I fell in love with Sarah M. Eden’s writing while reading the Whitney Award Finalists a couple years ago.
Her Regency romance novel, "Seeking Persephone" (then self-published, and now republished by Covenant Communications), was a delight to read. It was reminiscent of a Jane Austen novel, but oh-so-much easier to digest. Don’t get me wrong. The writing was wonderful, and the research impeccable, but the presentation was a bit more reader-friendly to the modern reader such as myself.
Eden, a member of The Church of Jesus Christ of Latter-day Saints, started writing Regencies when she couldn’t find any recently published ones that were free from explicit material. Yes, there are the greats like Georgette Heyer, who wrote clean regencies for the most part, but I’ve heard on good authority that many Regency novels can get quite steamy.
Since 2010, Eden has published three more regencies through Covenant Communications (which is also my publisher), including "Courting Miss Lancaster," "The Kiss of a Stranger," and "Friends and Foes," with "An Unlikely Match" due out this fall. And remarkably, all of Eden’s books have been successful in the Mormon market. Or perhaps not so remarkably after all.
Always a bit on the nosy side, I noticed that with the success of Eden’s novels, other Mormon authors and LDS publishers started looking more closely at the niche genre. Author Heidi Ashworth writes Regency romances for national publisher, Avalon Books, but not until Eden’s 2010 release had it appeared that any LDS publishers tried their hand.
In 2011, Walnut Springs Press, a boutique LDS publisher, released "Lydia" by Wanda Luce.

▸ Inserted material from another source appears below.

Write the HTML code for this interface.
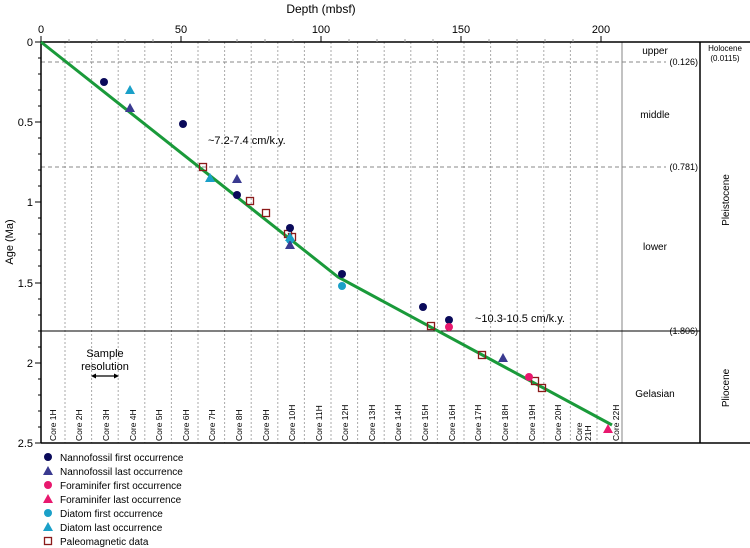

Also in 2011, Cedar Fort re-released "Marian’s Christmas Wish" by the notable two-time Rita Award Winning author, Carla Kelly, with more on the way.
Finally, but not surprisingly, Shadow Mountain, imprint of Deseret Book, has released "Edenbrooke" by debut author Julianne Donaldson, and promoting it as a top title. The newest Regency to hit the market by an LDS writer is "The Duke’s Undoing," self-published by award-winning author G.G. Vandagriff, who is otherwise known for her genealogy mystery series, epic historicals, and women’s fiction.
I’m thrilled that LDS publishers are offering Regency romances written by Mormon authors because of the clean-read factor, but I’m also curious as to why an author, such as Vandagriff, made the genre jump, and why this genre appeals to readers.
Regencies, which are typically set in the early 1800s in England, are known for their humor, for their heroines who battle against “stiff judgments” of an upper-crust society, and for characters and plot that operate within a strict societal structure. Yes, it’s definitely an escape from the many dark and depressing things around us, both in modern-day life and in reading histories.
While reading the handful of Regencies, I found myself laughing at the humorous moments and shaking my head at some ridiculous notions that are contrived by society. And, of course, I escaped some of my worries for a few hours, which helped me gain a better perspective of how to keep the important things important.
Regencies emphasize themes such as love and values and family — not stressing over things we can’t control — which translates to money and titles and property in the Regency world.
I marveled as the heroines battled against the "proper society views" and being criticized when they stood up for what was good and moral. It reminded me of life today in which I sometimes assume too quickly and judge too harshly. I thought of how I should become more compassionate and less concerned about "church images" and should strive to focus more on what really needs to be done in life.
Perhaps some of this is why Regencies have struck a chord with LDS authors and now LDS readers.